Ballot questions, not candidate races, are destined to dominate voters’ interest in California’s November 2020 elections. Candidate races are very predictable at this time in the state. Democrats have a huge registered voter advantage and are likely to sweep away any challenges to their current dominance, while the presidential preference race in the Golden State is over before it starts.
Even if Donald Trump decided to bow out and Republicans had to come up with a new nominee, the state’s 55 Electoral College votes will end up in the Democratic nominee’s column.
Sure, there will be some regional action worth attention. Republicans will make an effort to win back some of the seven congressional seats lost in 2018. There could be some top-two intraparty battles that will be competitive.
But statewide, attention will focus on ballot propositions even if not all of the proposed measures find a place on the ballot.
Uber, Lyft and Door Dash laid down a tough hand in their poker match with the legislature over Assembly Bill 5 intended to classify many “gig” economy workers as full time employees. The $90 million pledged to set worker rules via ballot initiative for the gig economy will set a high bar in initiative spending wars vying for voter’s attention.
Of course, the Uber/Lyft/Door Dash—let’s call them the Gig Gang—call to arms is a saber rattled in the face of the legislature to cut a deal before the companies move ahead on the initiative.
Labor unions, gung ho for AB 5, signaled that they won’t give ground and are prepared to meet the Gig Gang initiative head on.

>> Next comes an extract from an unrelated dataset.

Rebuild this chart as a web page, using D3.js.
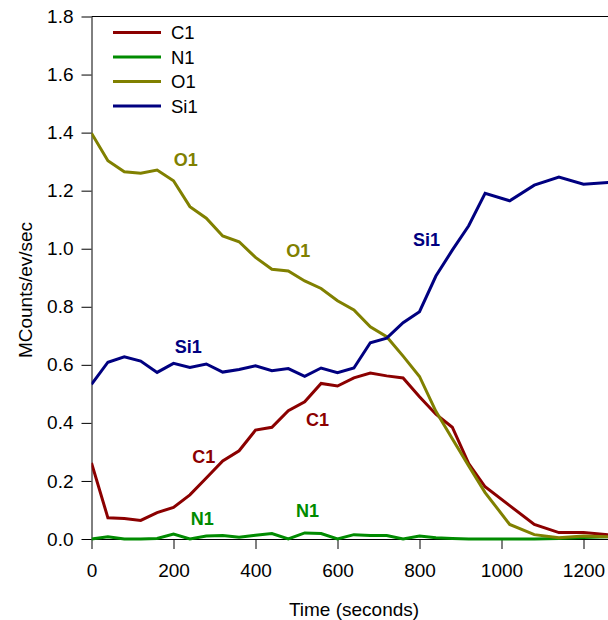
<!DOCTYPE html>
<html>
<head>
<meta charset="utf-8">
<script src="https://cdn.jsdelivr.net/npm/d3@7/dist/d3.min.js"></script>
<style>
  html, body { margin: 0; padding: 0; background: #fff; }
  svg { display: block; font-family: "Liberation Sans", Arial, Helvetica, sans-serif; }
</style>
</head>
<body>
<svg id="chart" width="608" height="620"></svg>
<script>
// Sputter time (s) of each acquisition
const times = [0, 40, 80, 120, 160, 200, 240, 280, 320, 360, 400, 440, 480, 520, 560, 600,
  640, 680, 720, 760, 800, 840, 880, 920, 960, 1020, 1080, 1140, 1200, 1260];

// Peak intensities, MCounts/ev/sec
const c1 = [0.262, 0.073, 0.071, 0.064, 0.091, 0.109, 0.152, 0.210, 0.269, 0.304, 0.375, 0.385,
  0.442, 0.473, 0.536, 0.527, 0.555, 0.572, 0.562, 0.555, 0.490, 0.430, 0.385, 0.260, 0.180,
  0.115, 0.050, 0.022, 0.022, 0.015];
const n1 = [0.000, 0.008, 0.000, 0.000, 0.002, 0.017, 0.000, 0.010, 0.012, 0.006, 0.013, 0.019,
  0.000, 0.021, 0.019, 0.000, 0.015, 0.012, 0.012, 0.000, 0.010, 0.004, 0.002, 0.000, 0.000,
  0.000, 0.000, 0.002, 0.005, 0.008];
const o1 = [1.398, 1.303, 1.265, 1.260, 1.271, 1.234, 1.145, 1.105, 1.044, 1.024, 0.970, 0.929,
  0.923, 0.889, 0.863, 0.821, 0.789, 0.731, 0.697, 0.630, 0.560, 0.440, 0.345, 0.252, 0.160,
  0.050, 0.015, 0.004, 0.010, 0.008];
const si1 = [0.533, 0.609, 0.628, 0.613, 0.574, 0.605, 0.591, 0.603, 0.575, 0.584, 0.597, 0.580,
  0.587, 0.560, 0.589, 0.573, 0.589, 0.676, 0.692, 0.745, 0.783, 0.906, 0.995, 1.079, 1.191,
  1.165, 1.219, 1.247, 1.222, 1.228];

const seriesNames = ["C1", "N1", "O1", "Si1"];
const seriesValues = [c1, n1, o1, si1];
const seriesColors = ["#8b0000", "#008b00", "#808000", "#000080"];

const xTicks = [0, 200, 400, 600, 800, 1000, 1200];
const yTicks = [0, 0.2, 0.4, 0.6, 0.8, 1.0, 1.2, 1.4, 1.6, 1.8];

// In-plot peak labels: [series index, time, value] of the label baseline centre
const peakLabels = [
  [2, 230, 1.285], [2, 504, 0.971],
  [3, 236, 0.641], [3, 817, 1.009],
  [0, 274, 0.263], [0, 551, 0.390],
  [1, 270, 0.048], [1, 527, 0.075]
];

const svg = d3.select("#chart");
const x = d3.scaleLinear().domain([0, 1280]).range([91.5, 616.3]);
const y = d3.scaleLinear().domain([0, 1.8]).range([539, 16.5]);

svg.append("defs").append("clipPath").attr("id", "plot")
  .append("rect").attr("x", x(0)).attr("y", y(1.8) - 2)
  .attr("width", x(1280) - x(0)).attr("height", y(0) - y(1.8) + 4);

// Frame top edge
svg.append("line")
  .attr("x1", x(0)).attr("x2", x(1280))
  .attr("y1", y(1.8)).attr("y2", y(1.8))
  .attr("stroke", "#000").attr("stroke-width", 1);

const xAxis = svg.append("g")
  .attr("transform", `translate(0,${y(0)})`)
  .call(d3.axisBottom(x).tickValues(xTicks).tickFormat(d3.format("d"))
    .tickSize(10).tickPadding(15).tickSizeOuter(0));
const yAxis = svg.append("g")
  .attr("transform", `translate(${x(0)},0)`)
  .call(d3.axisLeft(y).tickValues(yTicks).tickFormat(d3.format(".1f"))
    .tickSize(10).tickPadding(8).tickSizeOuter(0));

[xAxis, yAxis].forEach(g => {
  g.selectAll("text").attr("font-size", 19).attr("fill", "#000")
    .attr("font-family", "Liberation Sans, Arial, sans-serif");
  g.selectAll("line, path").attr("stroke", "#000");
});

// Axis titles
svg.append("text")
  .attr("x", 354).attr("y", 616)
  .attr("text-anchor", "middle").attr("font-size", 19)
  .text("Time (seconds)");
svg.append("text")
  .attr("transform", "translate(32,290) rotate(-90)")
  .attr("text-anchor", "middle").attr("font-size", 19)
  .text("MCounts/ev/sec");

// Series lines
const line = d3.line().x((d, i) => x(times[i])).y(d => y(d));
const plot = svg.append("g").attr("clip-path", "url(#plot)");
[1, 0, 2, 3].forEach(s => {
  plot.append("path")
    .datum(seriesValues[s])
    .attr("d", line)
    .attr("fill", "none")
    .attr("stroke", seriesColors[s])
    .attr("stroke-width", 3)
    .attr("stroke-linejoin", "miter");
});

// Peak labels
svg.append("g").selectAll("text")
  .data(peakLabels)
  .join("text")
  .attr("x", d => x(d[1]))
  .attr("y", d => y(d[2]))
  .attr("text-anchor", "middle")
  .attr("font-size", 18)
  .attr("font-weight", "bold")
  .attr("fill", d => seriesColors[d[0]])
  .text(d => seriesNames[d[0]]);

// Legend
const legend = svg.append("g").attr("transform", "translate(113,32.5)");
seriesNames.forEach((name, i) => {
  const row = legend.append("g").attr("transform", `translate(0,${i * 24.5})`);
  row.append("line").attr("x1", 0).attr("x2", 48).attr("y1", 0).attr("y2", 0)
    .attr("stroke", seriesColors[i]).attr("stroke-width", 3);
  row.append("text").attr("x", 58).attr("y", 0).attr("dy", "0.36em")
    .attr("font-size", 18.5).text(name);
});
</script>
</body>
</html>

Such a high profile battle on how the leading technology innovation state will treat workers in that field will surely gain national attention and spur out-of-state funding. The state’s voters will be paying attention.
But that’s not all. There are the big tax issues that are being talked up for the November 2020 ballot. A number of writers on this page have already commented on the coming battle to raise taxes on business property. One measure has qualified and a second that could substitute for the qualified measure has been filed.
Top that with the California School Boards’ proposal to raise corporate and high-end income taxes and voters’ heads will spin with the dollars being spent on such campaigns. Public employee unions are behind the property tax measure and could join onto the corporate/income tax measure.
How unions will divide their interest and money if both the Gig Gang measure and even one of the tax increase measures are on the ballot is already under discussion by insiders.
Business groups have pledged big dollars to oppose the tax increases. More millions of dollars would be spent on both sides of a tax question to get voters’ attention.
Efforts will be made to limit the number of tax increase measures on the ballot. The track record for taxes doesn’t look great as of late. Public polls show the property tax measure is weak, and the dominate Democrats in the legislature, no enemy of taxes, could not muster enough votes to place a lowering of the two-thirds vote to raise local taxes on the ballot or even pass a tax on guns.
But strategists for the tax measures gamble that an angry electorate who wants to vote against Trump and perhaps jump on the bandwagon of other Democratic candidates will pull the level for tax increases aimed at corporations and the rich.
There will be other measures that will vie for attention such as the already qualified referendum on a law to restrict bail in the state, which plays into the national debate over justice reform. That is sure to get attention from across the nation. As would an initiative or referendum to undo any legislation passed in the hotly contested fight over mandatory vaccinations if such a proposition is put up.
Massive ballot proposition spending likely will drown out the relatively meager budgets of congressional and legislative candidates.
Oh, to be a ballot measure consultant in California in 2020.